The dispirited Gujjars of Jeorah farm now question the very founding principles of Pakistan. “Does Pakistan believe Mus­lims live only in its side? Are we not Mus­lims? In this holy month it’s forbidden to utter even a bad word.... What kind of Isl­amic republic is it?,” wonders Fukuran Ali.

In this open season of hostility, there have been 1,250 ceasefire violations by Pakistan till May 28 along the international border and the Line-of-Control, almost all of them in Jammu—the highest since the ceasefire agreement of 2003. Vigorous retaliation by the Indian army presents a peculiar problem too. While residents support, to a degree, the aggressive response, but they are not sure if it’s yielding results. And the BJP, which swept the assembly polls in Jammu and leads at the Centre, is feeling the simmering discontent.
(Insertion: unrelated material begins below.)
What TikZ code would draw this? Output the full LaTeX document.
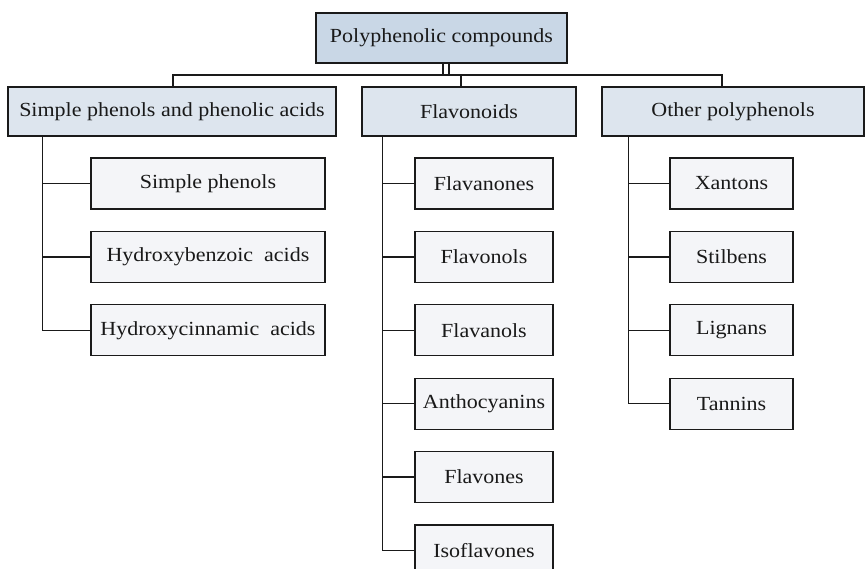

“My engagement was called off by the girl’s family, who said they don’t want her to live on the constant line of fire and dep­end on the government or volunteers for food. It seems our generation is coming to an end,” says Rehmat Ali of Jeora.

The current round of ceasefire violations doesn’t seem to end, despite the pronounced best intentions of the top brass. Peace seems to be receding ever more in the past two years of turmoil in Jammu & Kashmir. A day after firing by Pakistan killed two BSF personnel, a sector-commander level meeting of Pakistan Rangers and BSF was held at RS Pura, where the two sides agreed on a  ‘firing free agreement’—something that seems an impossible dream to realise. And every loss seems to sap a litle bit of this long-suffering people’s will to carry on with their lives.